In Toy Story, toys incapable of independent locomotion by design are actually capable of movement, so long as no humans are around to observe it. A ceramic piggy bank is suddenly flexible and capable of walking, despite being made of a rigid substance. A cowboy doll, made largely of cloth and stuffing is able to prop himself up and move much like a human. All of this is fine, because 1) it is a children’s tale and 2) it is the internal logic of the story. One of the things that I wondered after buying the toy truck was, would this toy have a place in such a universe? All of the toys capable of sentience, that I can think of initially, are toy representations of thinking things.
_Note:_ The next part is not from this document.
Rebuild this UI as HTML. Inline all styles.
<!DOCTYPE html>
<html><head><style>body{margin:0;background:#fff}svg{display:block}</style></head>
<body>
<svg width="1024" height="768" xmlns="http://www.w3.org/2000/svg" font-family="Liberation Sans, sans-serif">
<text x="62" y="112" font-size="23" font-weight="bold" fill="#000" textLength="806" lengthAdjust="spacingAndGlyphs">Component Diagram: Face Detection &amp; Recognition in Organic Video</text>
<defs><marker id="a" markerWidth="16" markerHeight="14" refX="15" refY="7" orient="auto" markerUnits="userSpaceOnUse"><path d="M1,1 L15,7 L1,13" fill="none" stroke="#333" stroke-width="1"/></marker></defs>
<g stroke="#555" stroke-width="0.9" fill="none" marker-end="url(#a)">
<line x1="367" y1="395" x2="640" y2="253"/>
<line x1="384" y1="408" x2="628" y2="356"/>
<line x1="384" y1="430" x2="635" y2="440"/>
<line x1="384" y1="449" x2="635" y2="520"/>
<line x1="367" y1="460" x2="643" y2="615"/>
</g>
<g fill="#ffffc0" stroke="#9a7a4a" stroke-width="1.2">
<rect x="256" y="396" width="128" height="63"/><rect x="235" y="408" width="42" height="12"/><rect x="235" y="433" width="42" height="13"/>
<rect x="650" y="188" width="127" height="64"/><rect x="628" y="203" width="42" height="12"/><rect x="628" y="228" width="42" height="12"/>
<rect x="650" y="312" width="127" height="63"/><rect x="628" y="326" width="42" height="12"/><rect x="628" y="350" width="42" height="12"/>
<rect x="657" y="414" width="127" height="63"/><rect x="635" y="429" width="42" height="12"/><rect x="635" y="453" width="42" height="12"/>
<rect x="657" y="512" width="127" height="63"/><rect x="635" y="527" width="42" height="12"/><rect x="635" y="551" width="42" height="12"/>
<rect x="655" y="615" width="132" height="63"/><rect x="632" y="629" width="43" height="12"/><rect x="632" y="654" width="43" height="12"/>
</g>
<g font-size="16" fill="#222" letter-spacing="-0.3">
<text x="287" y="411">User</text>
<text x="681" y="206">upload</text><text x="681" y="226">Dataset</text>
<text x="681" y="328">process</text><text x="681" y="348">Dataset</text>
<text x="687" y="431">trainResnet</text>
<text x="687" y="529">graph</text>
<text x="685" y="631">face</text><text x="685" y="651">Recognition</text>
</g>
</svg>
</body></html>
They are physical manifestations of characters, with the notable exception of the thinking etch-o-sketch. The only vehicle that I can think of in the series is a remote-controlled car, which demonstrates no sentience and only seems capable of moving because a remote control toy car can in fact move on its own, regardless of a human audience.
Further thought down this path made me wonder about the entire plot line of the third movie. All of these characters have personalities that are dictated by who they are, despite having no mechanism in their actual toy ‘self’ that would generate a personality, except for Buzz. Woody can occasionally be forced to say things by the string on his back, but these are just throwback sound effects and don’t really dictate who he is. None of the other prominent characters have ‘personality’ baked into their actual function as a toy. Meanwhile, by simply pressing a reset button, the entire personality of Buzz can be altered. It seems to me that it breaks with the entire logic of sentience in this ‘universe’ but it is well used and serves the plot well. Which is, I suppose, the whole point of this post. Logic is always logical. Story logic is only logical until it gets in the way of telling a good story.